■ Written task: Type out the complete listing below word for word, without its pictures.

■ Supplied material:

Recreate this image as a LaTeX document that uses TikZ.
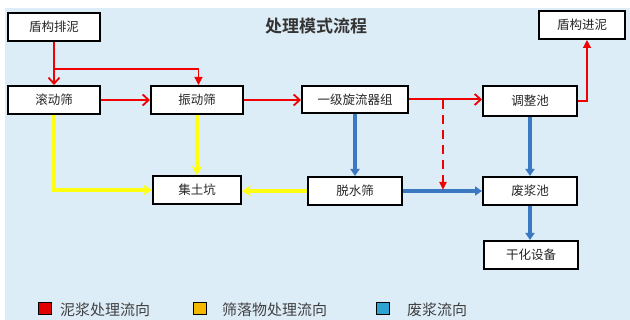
\documentclass[tikz,border=0pt]{standalone}
\usepackage{fontspec}
\usetikzlibrary{arrows.meta}
\newfontfamily\cjk{Noto Sans CJK SC}[BoldFont={Noto Sans CJK SC Bold}]
\definecolor{bgblue}{HTML}{DDEDF7}
\definecolor{redline}{HTML}{F00000}
\definecolor{yelline}{HTML}{FFFF10}
\definecolor{blueline}{HTML}{3A78C2}
\definecolor{legred}{HTML}{E00000}
\definecolor{legor}{HTML}{F5B800}
\definecolor{legblue}{HTML}{2EA3D2}
\definecolor{txtgray}{HTML}{404040}
\tikzset{
  box/.style={draw=black, line width=2pt, fill=white, inner sep=0pt,
    minimum height=#1, font=\cjk\fontsize{12.5}{14}\selectfont, text=black!85},
  redm/.style={draw=redline, line width=2pt, -{Straight Barb[length=6pt,width=11pt,line width=1.8pt]}},
  redthin/.style={draw=redline, line width=1.2pt, -{Triangle[length=8pt,width=8pt]}},
  reddash/.style={draw=redline, line width=2pt, dash pattern=on 9pt off 6pt, -{Triangle[length=8pt,width=7pt]}},
  yel/.style={draw=yelline, line width=3.6pt, -{Stealth[length=9pt,width=11pt,inset=3pt]}},
  blu/.style={draw=blueline, line width=3.2pt, -{Triangle[length=7pt,width=9pt]}},
  legsq/.style={draw=black, line width=1pt, minimum width=13pt, minimum height=12pt, inner sep=0pt},
  legtxt/.style={anchor=west, inner sep=0pt, font=\cjk\fontsize{15}{16}\selectfont, text=txtgray},
}
\begin{document}
\begin{tikzpicture}[x=1pt, y=-1pt]
\useasboundingbox (0,0) rectangle (630,320);
\fill[white] (0,0) rectangle (630,320);
\fill[bgblue] (5,8) rectangle (630,320);
% title
\node[font=\cjk\bfseries\fontsize{17}{18}\selectfont, text=black!80] (title) at (316,26) {处理模式流程};
% boxes
\node[box=28pt, minimum width=92pt] (pn) at (54,27) {盾构排泥};
\node[box=28pt, minimum width=86pt] (jn) at (582,25) {盾构进泥};
\node[box=28pt, minimum width=92pt] (gd) at (54,100) {滚动筛};
\node[box=28pt, minimum width=92pt] (zd) at (197,100) {振动筛};
\node[box=27pt, minimum width=106pt] (xl) at (355,99.5) {一级旋流器组};
\node[box=30pt, minimum width=94pt] (tz) at (530,101) {调整池};
\node[box=28pt, minimum width=88pt] (jt) at (197,190) {集土坑};
\node[box=28pt, minimum width=94pt] (ts) at (355,191) {脱水筛};
\node[box=28pt, minimum width=94pt] (fj) at (530,191) {废浆池};
\node[box=28pt, minimum width=94pt] (gh) at (531,255) {干化设备};
% coordinates
\coordinate (br) at (54,69);
\coordinate (d1) at (443,100);
\coordinate (d2) at (443,190);
% yellow
\draw[yel] (gd.south) |- (jt.west);
\draw[yel] (zd.south) -- (jt.north);
\draw[yel] (ts.west) -- (ts.west -| jt.east);
% blue
\draw[blu] (xl.south) -- (xl.south |- ts.north);
\draw[blu] (tz.south) -- (fj.north);
\draw[blu] (ts.east) -- (fj.west);
\draw[blu] (fj.south) -- (fj.south |- gh.north);
% red
\draw[redm] (pn.south) -- (pn.south |- gd.north);
\draw[redthin] (br) -| ([xshift=1.5pt]zd.north);
\draw[redm] (gd.east) -- (zd.west);
\draw[redm] (zd.east) -- (zd.east -| xl.west);
\draw[redm] (xl.east) -- (xl.east -| tz.west);
\draw[reddash] (d1) -- (d2);
\draw[redthin] (tz.east) -| ([xshift=5pt]jn.south);
% legend
\node[legsq, fill=legred] (l1) at (44.5,309) {};
\node[legtxt] (t1) at (60,310) {泥浆处理流向};
\node[legsq, fill=legor] (l2) at (200,309) {};
\node[legtxt] (t2) at (222,310) {筛落物处理流向};
\node[legsq, fill=legblue] (l3) at (383,309) {};
\node[legtxt] (t3) at (407,310) {废浆流向};
\end{tikzpicture}
\end{document}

■ Worked solution:
Recreate this image as a LaTeX document that uses TikZ.
\documentclass[tikz,border=0pt]{standalone}
\usepackage{fontspec}
\usetikzlibrary{arrows.meta}
\newfontfamily\cjk{Noto Sans CJK SC}[BoldFont={Noto Sans CJK SC Bold}]
\definecolor{bgblue}{HTML}{DDEDF7}
\definecolor{redline}{HTML}{F00000}
\definecolor{yelline}{HTML}{FFFF10}
\definecolor{blueline}{HTML}{3A78C2}
\definecolor{legred}{HTML}{E00000}
\definecolor{legor}{HTML}{F5B800}
\definecolor{legblue}{HTML}{2EA3D2}
\definecolor{txtgray}{HTML}{404040}
\tikzset{
  box/.style={draw=black, line width=2pt, fill=white, inner sep=0pt,
    minimum height=#1, font=\cjk\fontsize{12.5}{14}\selectfont, text=black!85},
  redm/.style={draw=redline, line width=2pt, -{Straight Barb[length=6pt,width=11pt,line width=1.8pt]}},
  redthin/.style={draw=redline, line width=1.2pt, -{Triangle[length=8pt,width=8pt]}},
  reddash/.style={draw=redline, line width=2pt, dash pattern=on 9pt off 6pt, -{Triangle[length=8pt,width=7pt]}},
  yel/.style={draw=yelline, line width=3.6pt, -{Stealth[length=9pt,width=11pt,inset=3pt]}},
  blu/.style={draw=blueline, line width=3.2pt, -{Triangle[length=7pt,width=9pt]}},
  legsq/.style={draw=black, line width=1pt, minimum width=13pt, minimum height=12pt, inner sep=0pt},
  legtxt/.style={anchor=west, inner sep=0pt, font=\cjk\fontsize{15}{16}\selectfont, text=txtgray},
}
\begin{document}
\begin{tikzpicture}[x=1pt, y=-1pt]
\useasboundingbox (0,0) rectangle (630,320);
\fill[white] (0,0) rectangle (630,320);
\fill[bgblue] (5,8) rectangle (630,320);
% title
\node[font=\cjk\bfseries\fontsize{17}{18}\selectfont, text=black!80] (title) at (316,26) {处理模式流程};
% boxes
\node[box=28pt, minimum width=92pt] (pn) at (54,27) {盾构排泥};
\node[box=28pt, minimum width=86pt] (jn) at (582,25) {盾构进泥};
\node[box=28pt, minimum width=92pt] (gd) at (54,100) {滚动筛};
\node[box=28pt, minimum width=92pt] (zd) at (197,100) {振动筛};
\node[box=27pt, minimum width=106pt] (xl) at (355,99.5) {一级旋流器组};
\node[box=30pt, minimum width=94pt] (tz) at (530,101) {调整池};
\node[box=28pt, minimum width=88pt] (jt) at (197,190) {集土坑};
\node[box=28pt, minimum width=94pt] (ts) at (355,191) {脱水筛};
\node[box=28pt, minimum width=94pt] (fj) at (530,191) {废浆池};
\node[box=28pt, minimum width=94pt] (gh) at (531,255) {干化设备};
% coordinates
\coordinate (br) at (54,69);
\coordinate (d1) at (443,100);
\coordinate (d2) at (443,190);
% yellow
\draw[yel] (gd.south) |- (jt.west);
\draw[yel] (zd.south) -- (jt.north);
\draw[yel] (ts.west) -- (ts.west -| jt.east);
% blue
\draw[blu] (xl.south) -- (xl.south |- ts.north);
\draw[blu] (tz.south) -- (fj.north);
\draw[blu] (ts.east) -- (fj.west);
\draw[blu] (fj.south) -- (fj.south |- gh.north);
% red
\draw[redm] (pn.south) -- (pn.south |- gd.north);
\draw[redthin] (br) -| ([xshift=1.5pt]zd.north);
\draw[redm] (gd.east) -- (zd.west);
\draw[redm] (zd.east) -- (zd.east -| xl.west);
\draw[redm] (xl.east) -- (xl.east -| tz.west);
\draw[reddash] (d1) -- (d2);
\draw[redthin] (tz.east) -| ([xshift=5pt]jn.south);
% legend
\node[legsq, fill=legred] (l1) at (44.5,309) {};
\node[legtxt] (t1) at (60,310) {泥浆处理流向};
\node[legsq, fill=legor] (l2) at (200,309) {};
\node[legtxt] (t2) at (222,310) {筛落物处理流向};
\node[legsq, fill=legblue] (l3) at (383,309) {};
\node[legtxt] (t3) at (407,310) {废浆流向};
\end{tikzpicture}
\end{document}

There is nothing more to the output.